You can’t vote, but there’s still plenty you can do.
Did you hear they’re having an expensive, time-wasting postal survey to see what Australia thinks about legislating marriage equality? Shut up, yes you did. Maybe you’re under 18, and furiously pacing back and forth because you don’t get to have your say in something that affects you, your family, friends and/or your favourite hostess from that one time you snuck into Scruffy Murphy’s for Drag Queen Karaoke and they didn’t even check ID!
Well, here are five things you can do to help the YES vote:
Talk to your family
Forget all those weird ads where mums freak out about their boys wearing dresses.
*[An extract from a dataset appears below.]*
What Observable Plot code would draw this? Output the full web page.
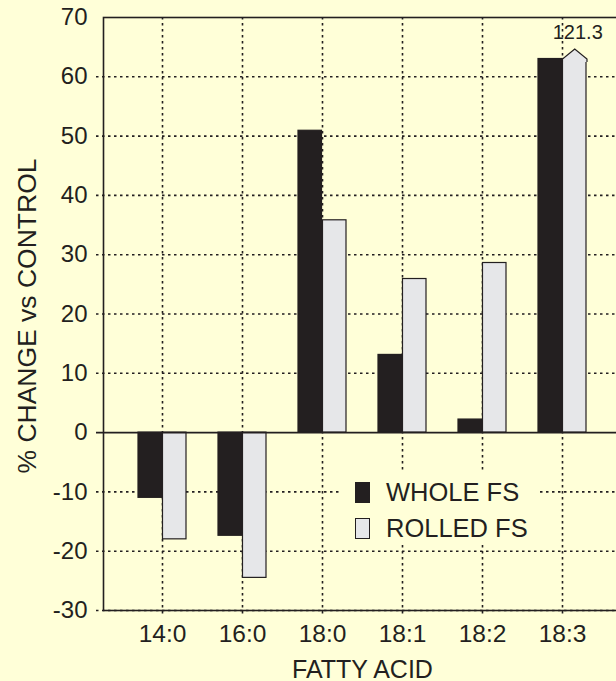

You have direct contact and a relationship with the adults in your family, which means you have the power to change their minds about this subject. (Even if they’re never going to accept LGBTQI people, they might be convinced to “get it over and done with”, for example.) This isn’t going to be appropriate in all cases – sometimes it might even be dangerous – so use your judgment.
Steal their ballot from the letterbox
This is a joke ha ha ha who would ever seriously tell you that if your family’s planning to vote no that you should get to the letterbox before them and steal the ballot and burn it or tick the yes box and mail it back without telling them ha ha ha don’t do that it’s probably illegal and you could get in trouble.
Combat the hysterical nonsense
If you see someone talking garbage or harrassing people on social media, call them out. Have a bit of fun with it. You’re helping your LGBTQI friends by standing up for them in the face of keyboard warriors.
Show your support
The Marriage Equality rallies in our major cities last weekend were a heartwarming sight in a time where people’s sexualities are being compared to bestiality, paedophilia and worse. Even if you’re not gay yourself, positioning yourself as an ally is a strong move that might save someone’s life. Plus, you’ll be doing your bit to combat the hysterical nonsense the No camp is putting out there. (If you’re not allowed to attend or can’t get to a rally, there are always Yes supporter badges!)
Talk to your LGBTQI friends
You’re probably already doing this, but asking the people close to you how you can help is a good way to get some guidance on what they need in these stressful, distressing times. It might be a hug, it might be backing them up in a social media battle or they might want you to join them in some activism (obviously you need to take your own comfort level into account). They might even want to talk about anything else as a self-care break.